I'm kind of happyish to hear Tamron and Nikon my be working together. Yesterday I bought a Tamron 90mm vc lens. I had kind of thought I'd only go Nikon but money talked.

I have had a little bad luck on my d7100 with third party lenses. I assume Nikon update things to make it awkward for third party to keep up. I searched for ages to get a Tokina 50-135f2.8 because I loved that lens on Canon. When I got it for Nikon no way would it focus, even with mfd set at its limit. I recently bought a sigma 50-150 only to find it needed a factory firmware update to operate in live view.

Some third party lenses are great, but I'd be concerned as to their lasting ability if one upgrades camera going fwd.

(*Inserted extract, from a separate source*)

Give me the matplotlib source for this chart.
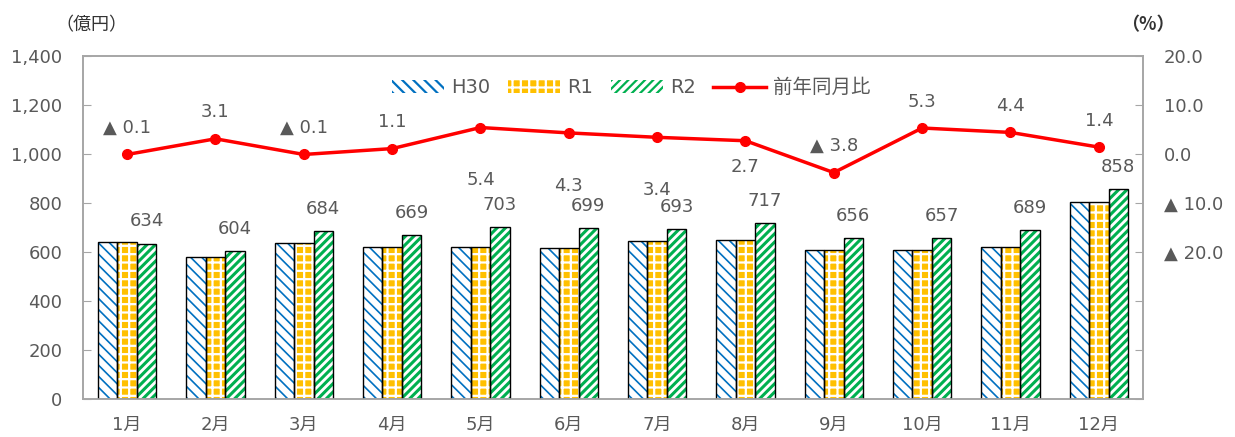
import matplotlib.pyplot as plt
import numpy as np
from matplotlib.patches import Patch
from matplotlib.lines import Line2D

plt.rcParams['font.family'] = ['DejaVu Sans', 'Noto Sans CJK JP']
plt.rcParams['hatch.linewidth'] = 1.6

#==========[Data]==========#
months = ['1月', '2月', '3月', '4月', '5月', '6月', '7月', '8月', '9月', '10月', '11月', '12月']
h30 = [640, 581, 637, 619, 619, 615, 645, 648, 608, 608, 622, 805]
r1 = [640, 581, 637, 619, 619, 615, 645, 648, 608, 608, 622, 805]
r2 = [634, 604, 684, 669, 703, 699, 693, 717, 656, 657, 689, 858]
yoy = [-0.1, 3.1, -0.1, 1.1, 5.4, 4.3, 3.4, 2.7, -3.8, 5.3, 4.4, 1.4]
# label offsets (points) for the ratio labels, negative = under the point
yoy_off = [19, 19, 19, 19, -38, -38, -38, -19, 19, 19, 19, 19]
right_ticks = [20, 10, 0, -10, -20, -30, -40, -50]
#==========================#

text_col = '#595959'
frame_col = '#A6A6A6'
blue, yellow, green, red = '#0070C0', '#FFC000', '#00B050', '#FF0000'
fs = 13
jp = ['Noto Sans CJK JP', 'DejaVu Sans']


def pct(v):
    if v < 0:
        return f'▲ {abs(v):.1f}'
    return f'{v:.1f}'


fig = plt.figure(figsize=(12.35, 4.37), dpi=100)
ax = fig.add_axes([0.0672, 0.087, 0.8583, 0.7849])
ax2 = ax.twinx()

x = np.arange(len(months))
w = 0.22
# (values, offset, face, hatch colour, hatch, hatch width)
series = [
    (h30, -w, 'white', blue, '\\\\\\', 1.2),
    (r1, 0, yellow, 'white', '++', 1.6),
    (r2, w, 'white', green, '////', 2.2),
]
for vals, off, fc, hc, hatch, hw in series:
    with plt.rc_context({'hatch.linewidth': hw}):
        bars = ax.bar(x + off, vals, w, color=fc, edgecolor=hc, hatch=hatch,
                      linewidth=0, zorder=2)
    for b in bars:
        if hasattr(b, 'set_hatch_linewidth'):
            b.set_hatch_linewidth(hw)
    ax.bar(x + off, vals, w, fill=False, edgecolor='black', linewidth=1.0, zorder=3)

for xi, v in zip(x, r2):
    ax.annotate(f'{v}', (xi + w, v), xytext=(0, 16), textcoords='offset points',
                ha='center', va='center', fontsize=fs, color=text_col)

ax.set_ylim(0, 1400)
ax.set_yticks(range(0, 1401, 200))
ax.set_yticklabels([f'{v:,}' for v in range(0, 1401, 200)])
ax.set_xlim(-0.5, len(months) - 0.5)
ax.set_xticks(x)
ax.set_xticklabels(months)
ax.tick_params(axis='y', direction='in', length=6, color=frame_col, labelsize=fs,
               labelcolor=text_col, pad=15)
ax.tick_params(axis='x', length=0, labelsize=fs, labelcolor=text_col, pad=12)

ax2.plot(x, yoy, color=red, lw=2.5, marker='o', ms=7, zorder=5)
for xi, v, dy in zip(x, yoy, yoy_off):
    ax2.annotate(pct(v), (xi, v), xytext=(0, dy), textcoords='offset points',
                 ha='center', va='center', fontsize=fs, color=text_col)
ax2.set_ylim(-50, 20)
ax2.set_yticks(right_ticks)
ax2.set_yticklabels([pct(v) if v >= -20 else '' for v in right_ticks])
ax2.tick_params(axis='y', direction='in', length=6, color=frame_col, labelsize=fs,
                labelcolor=text_col, pad=15)

for a in (ax, ax2):
    for s in a.spines.values():
        s.set_color(frame_col)
        s.set_linewidth(1.2)
ax.set_zorder(1)
ax2.set_zorder(2)
ax.patch.set_visible(False)

handles = [
    Patch(facecolor='white', edgecolor=blue, hatch='\\\\\\', linewidth=0),
    Patch(facecolor=yellow, edgecolor='white', hatch='++', linewidth=0),
    Patch(facecolor='white', edgecolor=green, hatch='////', linewidth=0),
    Line2D([], [], color=red, lw=2.5, marker='o', ms=7),
]
ax2.legend(handles, ['H30', 'R1', 'R2', '前年同月比'], ncol=4, frameon=False,
           loc='center', bbox_to_anchor=(0.517, 0.907), fontsize=14,
           handlelength=2.7, handletextpad=0.35, columnspacing=0.9,
           labelcolor=text_col)

fig.text(0.0737, 0.943, '（億円）', ha='center', va='center', fontsize=13,
         color='#333333', family=jp)
fig.text(0.9295, 0.943, '（%）', ha='center', va='center', fontsize=13,
         color='#333333', fontweight='bold', family=jp)

fig.savefig('out.png', dpi=100)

Nikon lenses should not have that issue


----------



## ruifo (Jan 27, 2015)

^^
That's why we hear about Nikon incompatibilities with Sigma's and Tokina's lenses, but not with Tamron's...

Sigma, I must say, came up with a smart solution, the docking station for you to update the lens firmware without send them for service (here).


----------



## Braineack (Jan 27, 2015)

MSnowy said:


> Ha ha. I'm still no sure about the Tamron 150-600. I like it for its cost and weight but not sure about its sharpness. I still find myself using the Nikon 70-200 vrii and the 500mm with and without 1.4 tc most of the time. Maybe when the weather gets better I'll get better results. I've been shooting late day in low light most of the time.



you're talking about using $9300 worth of lenses vs. $1000.

the Tamron is sharp enough considering it's $8000 less than that combo.  Even if it was covered in vaseline.  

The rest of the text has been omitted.